Recorded data:
======

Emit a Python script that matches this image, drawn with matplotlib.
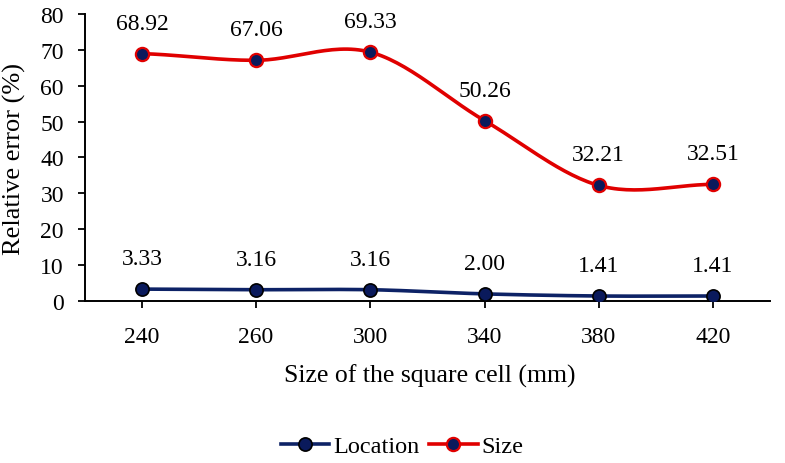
import numpy as np
import matplotlib
matplotlib.use("Agg")
import matplotlib.pyplot as plt
from matplotlib.lines import Line2D

categories = ["240", "260", "300", "340", "380", "420"]
location = [3.33, 3.16, 3.16, 2.00, 1.41, 1.41]
size = [68.92, 67.06, 69.33, 50.26, 32.21, 32.51]
y_ticks = [0, 10, 20, 30, 40, 50, 60, 70, 80]

plt.rcParams['font.family'] = ['Liberation Serif', 'DejaVu Serif']

def smooth(xs, ys, n=30):
    xs = np.asarray(xs, float); ys = np.asarray(ys, float)
    px = np.concatenate([[2*xs[0]-xs[1]], xs, [2*xs[-1]-xs[-2]]])
    py = np.concatenate([[ys[0]], ys, [ys[-1]]])
    ox, oy = [], []
    for i in range(1, len(px)-2):
        t = np.linspace(0, 1, n, endpoint=(i == len(px)-3))
        p0, p1, p2, p3 = [np.array([px[j], py[j]]) for j in range(i-1, i+3)]
        t2, t3 = t*t, t*t*t
        pts = 0.5*((2*p1)[:, None] + (-p0+p2)[:, None]*t + (2*p0-5*p1+4*p2-p3)[:, None]*t2
                   + (-p0+3*p1-3*p2+p3)[:, None]*t3)
        ox.extend(pts[0]); oy.extend(pts[1])
    return np.array(ox), np.array(oy)

FS = 17
LFS = 18.5
fig = plt.figure(figsize=(7.85, 4.64), dpi=100)
ax = fig.add_axes([0.108, 0.349, 0.873, 0.619])

x = np.arange(len(categories))
navy = '#0d2266'
red = '#e00000'
mfill = '#0a1a5c'

sx, sy = smooth(x, location)
ax.plot(sx, sy, color=navy, lw=2.6, zorder=2)
ax.plot(x, location, 'o', ms=9.5, mfc=mfill, mec='black', mew=1.2, zorder=3)
sx, sy = smooth(x, size)
ax.plot(sx, sy, color=red, lw=2.6, zorder=2)
ax.plot(x, size, 'o', ms=9.5, mfc=mfill, mec=red, mew=1.6, zorder=3)

for xi, v in zip(x, location):
    ax.annotate(f"{v:.2f}", (xi, v), xytext=(0, 22), textcoords='offset points',
                ha='center', va='center', fontsize=FS)
for xi, v in zip(x, size):
    ax.annotate(f"{v:.2f}", (xi, v), xytext=(0, 22), textcoords='offset points',
                ha='center', va='center', fontsize=FS)

ax.set_xlim(-0.5, len(categories)-0.5)
ax.set_ylim(0, 80)
ax.set_yticks(y_ticks)
ax.set_xticks(x)
ax.set_xticklabels(categories)
ax.tick_params(axis='both', labelsize=FS, direction='out', length=5, width=1.3, colors='black')
ax.tick_params(axis='x', pad=13)
ax.tick_params(axis='y', pad=10)
for s in ['top', 'right']:
    ax.spines[s].set_visible(False)
for s in ['left', 'bottom']:
    ax.spines[s].set_linewidth(1.4)

fig.text(430/785, 1-376/464, "Size of the square cell (mm)", fontsize=LFS, ha='center', va='center')
fig.text(14/785, 1-159/464, "Relative error (%)", fontsize=LFS + 0.5, ha='center', va='center', rotation=90)

handles = [
    Line2D([], [], color=navy, lw=2.6, marker='o', ms=9.5, mfc=mfill, mec='black', mew=1.2),
    Line2D([], [], color=red, lw=2.6, marker='o', ms=9.5, mfc=mfill, mec=red, mew=1.6),
]
fig.legend(handles, ["Location", "Size"], loc='center', bbox_to_anchor=(402/785, 1-447/464),
           ncol=2, frameon=False, fontsize=17.5, handlelength=2.0, handletextpad=0.15,
           columnspacing=0.4, borderpad=0)

fig.savefig("out.png", dpi=100)
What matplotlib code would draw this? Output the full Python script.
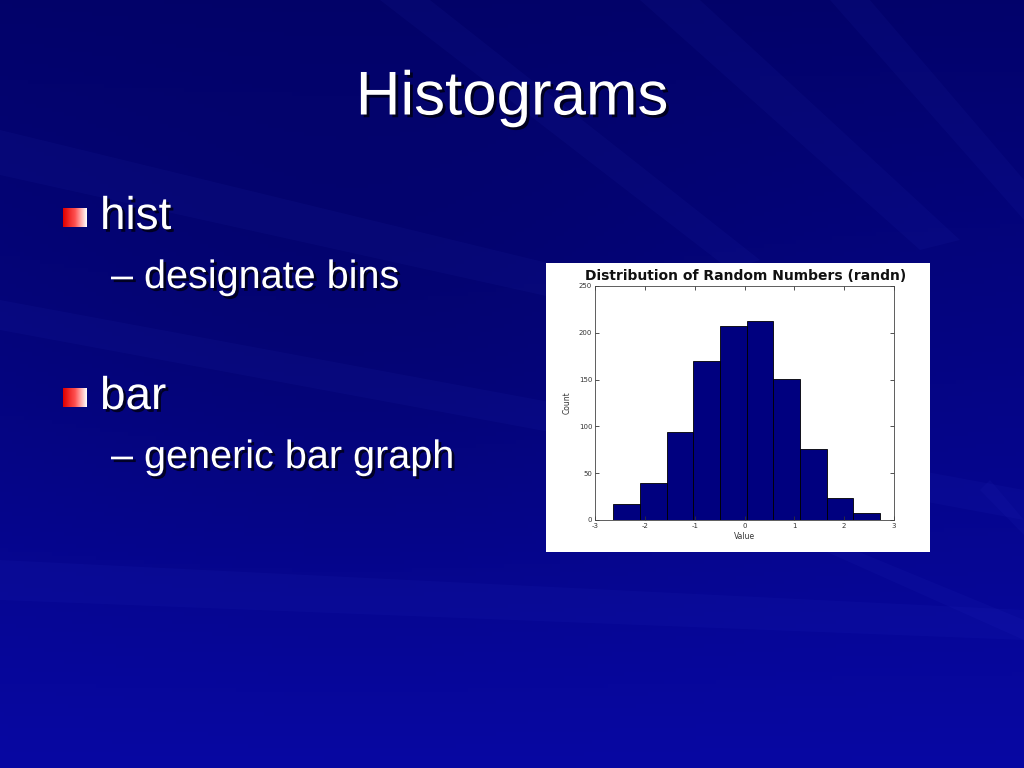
import numpy as np
import matplotlib
matplotlib.use("Agg")
import matplotlib.pyplot as plt
from matplotlib.patches import Rectangle, Polygon
from matplotlib.colors import LinearSegmentedColormap
import matplotlib.patheffects as pe

plt.rcParams["axes.unicode_minus"] = False

# ---- data ----
bin_edges = [-2.633, -2.098, -1.563, -1.028, -0.493, 0.042, 0.577, 1.112, 1.647, 2.182, 2.717]
counts = [17, 40, 94, 170, 207, 213, 151, 76, 24, 8]
x_ticks = [-3, -2, -1, 0, 1, 2, 3]
y_ticks = [0, 50, 100, 150, 200, 250]
slide_title = "Histograms"
bullets = ["hist", "bar"]
sub_bullets = ["designate bins", "generic bar graph"]

W, H = 1024, 768
fig = plt.figure(figsize=(W / 100, H / 100), dpi=100)

# ---- background ----
bg = fig.add_axes([0, 0, 1, 1])
bg.set_xlim(0, W)
bg.set_ylim(H, 0)
bg.axis("off")
yy, xx = np.mgrid[0:H:4, 0:W:4]
t = yy / H
top = np.array([0.01, 0.01, 0.42])
bot = np.array([0.03, 0.03, 0.64])
img = top[None, None, :] * (1 - t[..., None]) + bot[None, None, :] * t[..., None]
d = np.exp(-(((xx - 350) / 420.0) ** 2 + ((yy - 330) / 260.0) ** 2))
img = img * (1 - 0.12 * d[..., None])
bg.imshow(np.clip(img, 0, 1), extent=[0, W, H, 0], aspect="auto", zorder=0)

streaks = [
    [(0, 130), (0, 175), (700, 330), (700, 300)],
    [(0, 300), (0, 330), (1024, 520), (1024, 490)],
    [(0, 560), (0, 600), (1024, 640), (1024, 610)],
    [(380, 0), (430, 0), (760, 260), (730, 270)],
    [(640, 0), (700, 0), (960, 240), (920, 250)],
    [(830, 0), (870, 0), (1024, 180), (1024, 220)],
    [(800, 540), (830, 540), (1024, 620), (1024, 640)],
    [(980, 490), (990, 480), (1024, 520), (1024, 535)],
]
for s in streaks:
    bg.add_patch(Polygon(s, closed=True, facecolor=(0.25, 0.3, 0.9), alpha=0.06,
                         edgecolor="none", zorder=1))

def shadow():
    return [pe.SimplePatchShadow(offset=(2, -2), shadow_rgbFace="black", alpha=0.7), pe.Normal()]

font = "Liberation Sans"
t1 = bg.text(512, 99, slide_title, ha="center", va="center", color="white",
             fontsize=44.5, family=font, zorder=5)
t1.set_path_effects(shadow())

bullet_y = [229, 409]
sub_y = [288, 468]
grad = np.linspace(0, 1, 50)[None, :]
cmap_b = LinearSegmentedColormap.from_list("b", ["#e00000", "#ff5050", "#ffffff"])
for lbl, by in zip(bullets, bullet_y):
    bg.imshow(grad, cmap=cmap_b, extent=[63, 87, by - 2, by - 21], aspect="auto", zorder=4)
    tx = bg.text(100, by, lbl, ha="left", va="baseline", color="white",
                 fontsize=33, family=font, zorder=5)
    tx.set_path_effects(shadow())
for lbl, sy in zip(sub_bullets, sub_y):
    tx = bg.text(111, sy, "\u2013 " + lbl, ha="left", va="baseline", color="white",
                 fontsize=28.5, family=font, zorder=5)
    tx.set_path_effects(shadow())

# ---- white chart panel ----
bg.add_patch(Rectangle((546, 263), 384, 289, facecolor="white", edgecolor="none", zorder=6))

ax = fig.add_axes([595 / W, 1 - 520 / H, (894 - 595) / W, (520 - 286) / H], zorder=10)
widths = np.diff(bin_edges)
ax.bar(bin_edges[:-1], counts, width=widths, align="edge", color="#00007f",
       edgecolor="black", linewidth=0.6)
ax.set_xlim(-3, 3)
ax.set_ylim(0, 250)
ax.set_xticks(x_ticks)
ax.set_yticks(y_ticks)
ax.tick_params(direction="in", length=3, width=0.6, labelsize=5, top=True, right=True,
               colors="#333333", pad=2)
for sp in ax.spines.values():
    sp.set_linewidth(0.6)
    sp.set_color("#444444")
ax.set_xlabel("Value", fontsize=5.5, labelpad=2, color="#333333")
ax.set_ylabel("Count", fontsize=5.5, labelpad=5, color="#333333")
fig.text(746 / W, 1 - 276 / H, "Distribution of Random Numbers (randn)", ha="center",
         va="center", fontsize=10, fontweight="bold", family="DejaVu Sans",
         color="#111111", zorder=11)

fig.savefig("out.png", dpi=100)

======

Directive: Read the entries above, then pull out the lines that include "script".

Reply:
Emit a Python script that matches this image, drawn with matplotlib.
What matplotlib code would draw this? Output the full Python script.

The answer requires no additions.